On The Daily (OTD) - 18th June 2025

Top Stories Today: The Fed and U.S. Steel.

Table of Contents

Top Stories Today

The Fed

The Federal Reserve held its benchmark interest rate steady at 4.25%–4.5% on Wednesday, in line with market expectations, even as officials foresee persistent inflation and slower growth ahead. While the Fed’s “dot plot” still signals two rate cuts by year-end, projections for cuts in 2026 and 2027 were trimmed, reflecting continued uncertainty about the economic outlook. Policymakers have pushed down their GDP forecast for 2025 to 1.4% and lifted their inflation estimate to 3%, with core PCE, which excludes food and energy, also expected to run above target. Unemployment is now seen inching up to 4.5%. Chair Jerome Powell emphasized the central bank’s readiness to wait for clearer signals before adjusting policy, noting that recent tariff measures and geopolitical risks warrant caution.

U.S. Steel

Japan’s Nippon Steel has finalized its takeover of U.S. Steel, causing the American icon’s shares to halt trading on the NYSE and be officially delisted by June 30. Despite President Trump’s repeated assurances of an ongoing “partnership” and his insistence that U.S. Steel remain American-controlled, the company is now a wholly owned subsidiary of Nippon Steel North America.
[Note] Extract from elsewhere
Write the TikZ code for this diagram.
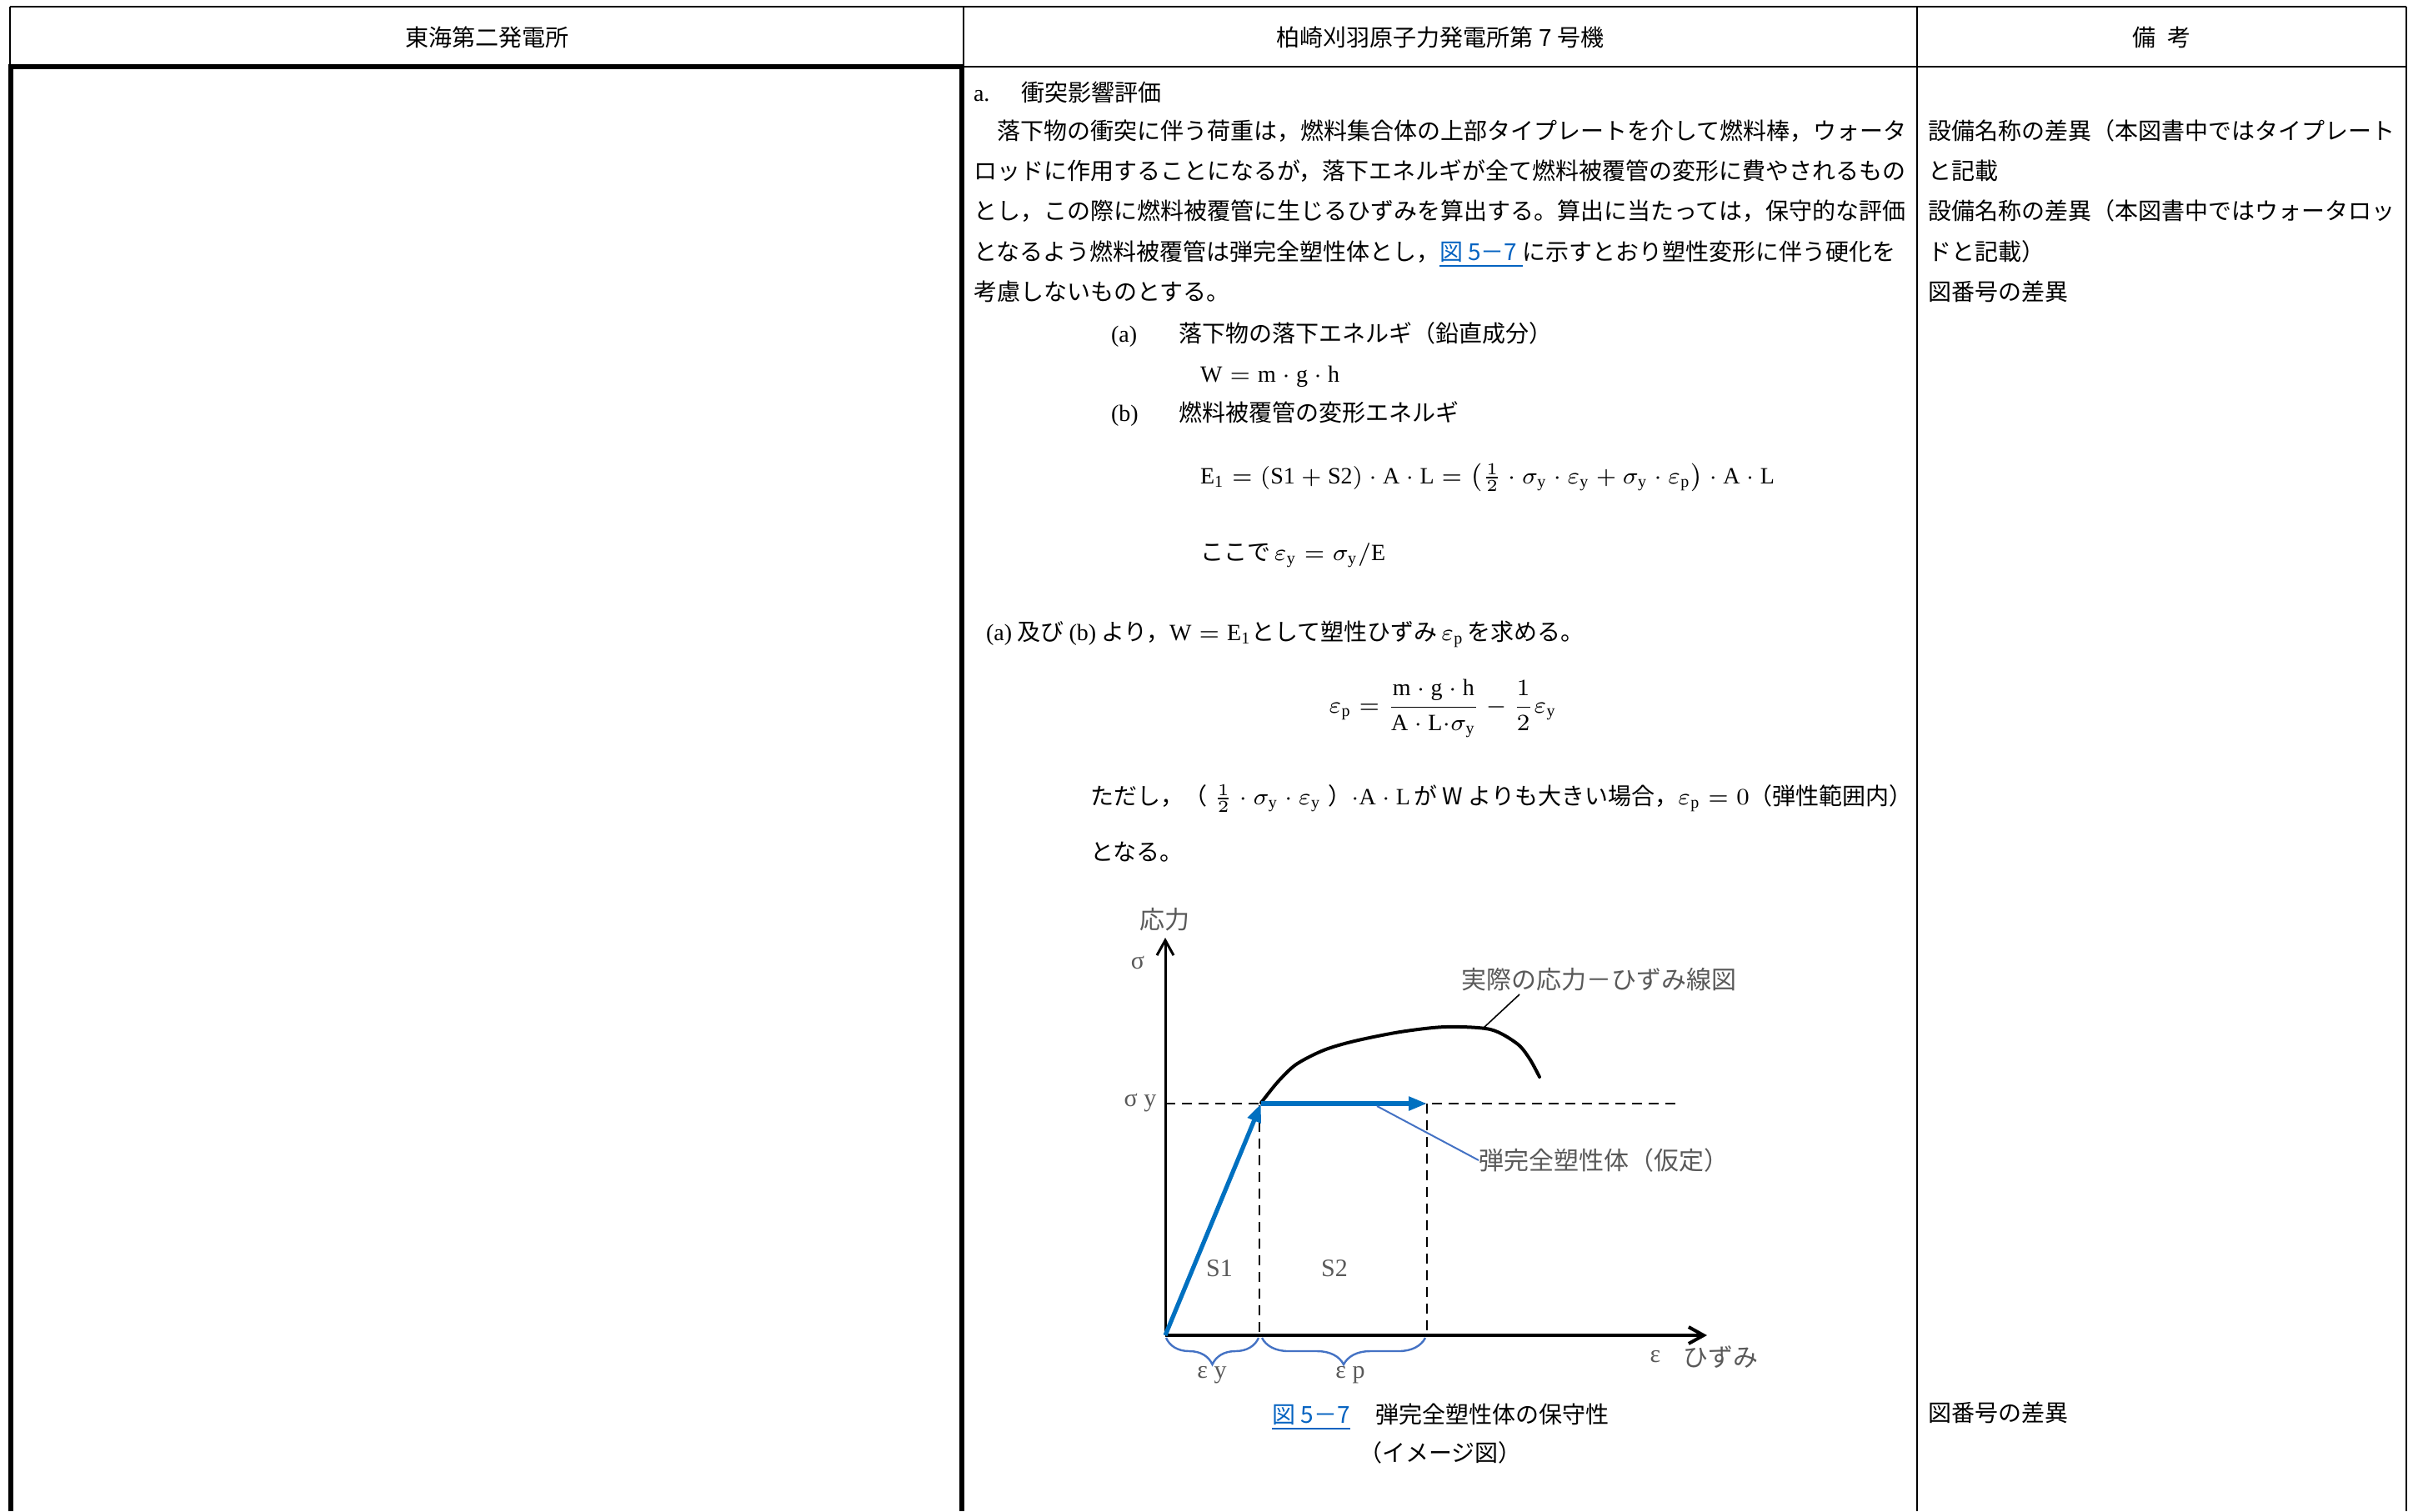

Under a national security agreement, the U.S. president holds a “golden share” granting veto power over key decisions, such as headquarters moves, name changes, job relocations, and major acquisitions, and a majority of board members and the CEO must be U.S. citizens. Nippon Steel has also committed to investing $11 billion into U.S. Steel operations by 2028, including a $1 billion greenfield project.